Amalgamation will happen, the task force was told, when the timing is right, but it must be locally driven.
It was accused of ignoring economic development that is happening in rural areas and instances where amalgamations have taken place and where municipalities are working together.
Don’t underestimate rural Saskatchewan, the task force was told time and again. Other themes were also repeated:
- Bigger is not better.

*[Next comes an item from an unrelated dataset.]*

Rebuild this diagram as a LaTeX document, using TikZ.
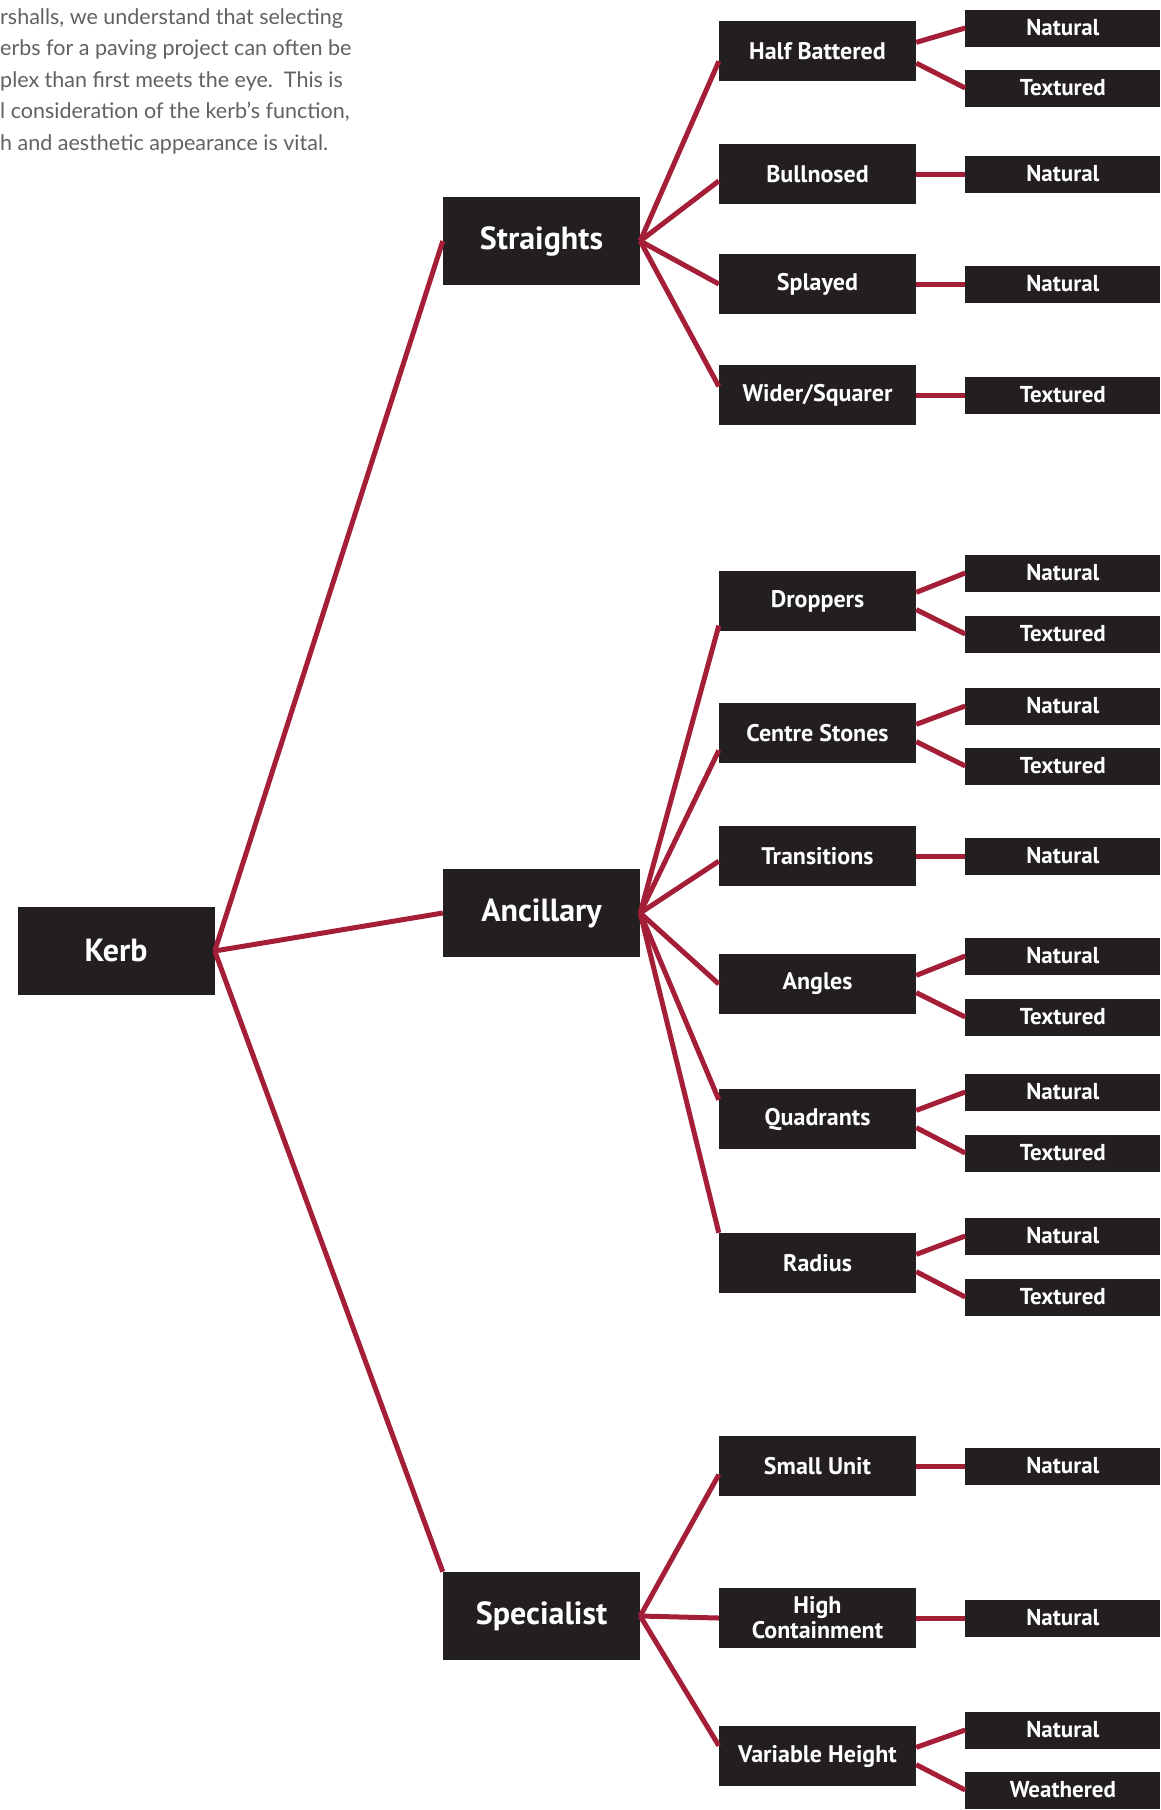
\documentclass[tikz,border=0pt]{standalone}
\usepackage{fontspec}
\setmainfont{PT Sans}
\newfontfamily\introfont{Lato}
\usetikzlibrary{positioning}

\definecolor{kerbred}{HTML}{A51E37}
\definecolor{boxblack}{HTML}{231F20}
\definecolor{introgrey}{HTML}{606164}

\tikzset{
  box/.style={fill=boxblack, text=white, inner sep=0pt, align=center},
  main/.style={box, minimum width=197pt, minimum height=88pt, font=\fontsize{32}{36}\selectfont\bfseries},
  kind/.style={box, minimum width=197pt, minimum height=60pt, font=\fontsize{24}{25}\selectfont\bfseries},
  finish/.style={box, minimum width=195pt, minimum height=37pt, font=\fontsize{23}{25}\selectfont\bfseries},
  link/.style={draw=kerbred, line width=5pt},
}

\begin{document}
\begin{tikzpicture}[x=1pt, y=-1pt]
  \useasboundingbox (0,0) rectangle (1161,1810);

  % Intro text
  \node[anchor=north west, align=left, inner sep=0pt, text=introgrey,
        font=\introfont\fontsize{21.5}{31.6}\selectfont] (intro) at (0,8)
    {rshalls, we understand that selecting\\
     erbs for a paving project can often be\\
     plex than first meets the eye.\ \ This is\\
     l consideration of the kerb’s function,\\
     h and aesthetic appearance is vital.};

  % Define nodes
  \node[main] (kerb) at (116,951)   {Kerb};
  \node[main] (str)  at (541.5,241)  {Straights};
  \node[main] (anc)  at (541.5,913)  {Ancillary};
  \node[main] (spc)  at (541.5,1616) {Specialist};

  \node[kind] (hb)  at (817.5,51)   {Half Battered};
  \node[kind] (bn)  at (817.5,174)  {Bullnosed};
  \node[kind] (spl) at (817.5,284)  {Splayed};
  \node[kind] (wsq) at (817.5,395)  {Wider/Squarer};
  \node[kind] (drp) at (817.5,601)  {Droppers};
  \node[kind] (cst) at (817.5,733)  {Centre Stones};
  \node[kind] (trn) at (817.5,856)  {Transitions};
  \node[kind] (ang) at (817.5,984)  {Angles};
  \node[kind] (qdr) at (817.5,1119) {Quadrants};
  \node[kind] (rad) at (817.5,1263) {Radius};
  \node[kind] (smu) at (817.5,1466) {Small Unit};
  \node[kind] (hic) at (817.5,1618) {High\\Containment};
  \node[kind] (vrh) at (817.5,1756) {Variable Height};

  \node[finish, right=49pt of hb, yshift=23pt]   (hbn)  {Natural};
  \node[finish, right=49pt of hb, yshift=-37pt]  (hbt)  {Textured};
  \node[finish, right=49pt of bn]                (bnn)  {Natural};
  \node[finish, right=49pt of spl]               (spln) {Natural};
  \node[finish, right=49pt of wsq]               (wsqt) {Textured};
  \node[finish, right=49pt of drp, yshift=28pt]  (drpn) {Natural};
  \node[finish, right=49pt of drp, yshift=-33pt] (drpt) {Textured};
  \node[finish, right=49pt of cst, yshift=27pt]  (cstn) {Natural};
  \node[finish, right=49pt of cst, yshift=-33pt] (cstt) {Textured};
  \node[finish, right=49pt of trn]               (trnn) {Natural};
  \node[finish, right=49pt of ang, yshift=28pt]  (angn) {Natural};
  \node[finish, right=49pt of ang, yshift=-33pt] (angt) {Textured};
  \node[finish, right=49pt of qdr, yshift=27pt]  (qdrn) {Natural};
  \node[finish, right=49pt of qdr, yshift=-34pt] (qdrt) {Textured};
  \node[finish, right=49pt of rad, yshift=27pt]  (radn) {Natural};
  \node[finish, right=49pt of rad, yshift=-34pt] (radt) {Textured};
  \node[finish, right=49pt of smu]               (smun) {Natural};
  \node[finish, right=49pt of hic]               (hicn) {Natural};
  \node[finish, right=49pt of vrh, yshift=26pt]  (vrhn) {Natural};
  \node[finish, right=49pt of vrh, yshift=-34pt] (vrhw) {Weathered};

  % Connect the nodes
  \draw[link] (kerb.east) -- (str.west);
  \draw[link] (kerb.east) -- (anc.west);
  \draw[link] (kerb.east) -- (spc.north west);

  \draw[link] (str.east) -- (hb.186);
  \draw[link] (str.east) -- (bn.184);
  \draw[link] (str.east) -- (spl.west);
  \draw[link] (str.east) -- (wsq.175);

  \draw[link] (anc.east) -- (drp.194);
  \draw[link] (anc.east) -- (cst.190);
  \draw[link] (anc.east) -- (trn.183);
  \draw[link] (anc.east) -- (ang.west);
  \draw[link] (anc.east) -- (qdr.169);
  \draw[link] (anc.east) -- (rad.north west);

  \draw[link] (spc.east) -- (smu.185);
  \draw[link] (spc.east) -- (hic.west);
  \draw[link] (spc.east) -- (vrh.174);

  \draw[link] (hb.5) -- (hbn.west);
  \draw[link] (hb.-7) -- (hbt.west);
  \draw[link] (bn.east) -- (bnn.west);
  \draw[link] (spl.east) -- (spln.west);
  \draw[link] (wsq.east) -- (wsqt.west);
  \draw[link] (drp.5) -- (drpn.west);
  \draw[link] (drp.-5) -- (drpt.west);
  \draw[link] (cst.5) -- (cstn.west);
  \draw[link] (cst.-5) -- (cstt.west);
  \draw[link] (trn.east) -- (trnn.west);
  \draw[link] (ang.5) -- (angn.west);
  \draw[link] (ang.-5) -- (angt.west);
  \draw[link] (qdr.5) -- (qdrn.west);
  \draw[link] (qdr.-5) -- (qdrt.west);
  \draw[link] (rad.5) -- (radn.west);
  \draw[link] (rad.-5) -- (radt.west);
  \draw[link] (smu.east) -- (smun.west);
  \draw[link] (hic.east) -- (hicn.west);
  \draw[link] (vrh.5) -- (vrhn.west);
  \draw[link] (vrh.-5) -- (vrhw.west);

\end{tikzpicture}
\end{document}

Health boards and the provincial government, with their bureaucracy and their deficits, were used as examples to prove this statement.
- Local municipal government is the most effective and efficient form of government and it is the only one to retain the trust of its electors.
- Deficit financing, as recommended in the report, would not be a good thing.
- With the larger municipalities recommended by the task force, community pride and morale would be lost along with volunteerism and community spirit.
We’re not ready to give up on rural Saskatchewan yet, the task force was told.
It was also told that sharply reducing the number of municipalities would result in loss of local control, accessibility and accountability.
There was an air of expectancy with an undercurrent of uneasiness as the hearing got under way.
Garcea sat through it with a bemused look on his face, responding only when someone said something nice about his report.
To give him his due, he did sit through some harsh criticism. To give rural Saskatchewan its due, the hearing was conducted with grace and even tempers.
The vote was taken and, as expected, was overwhelmingly against forced amalgamation.
Will it happen? Once again, rural Saskatchewan sits and waits.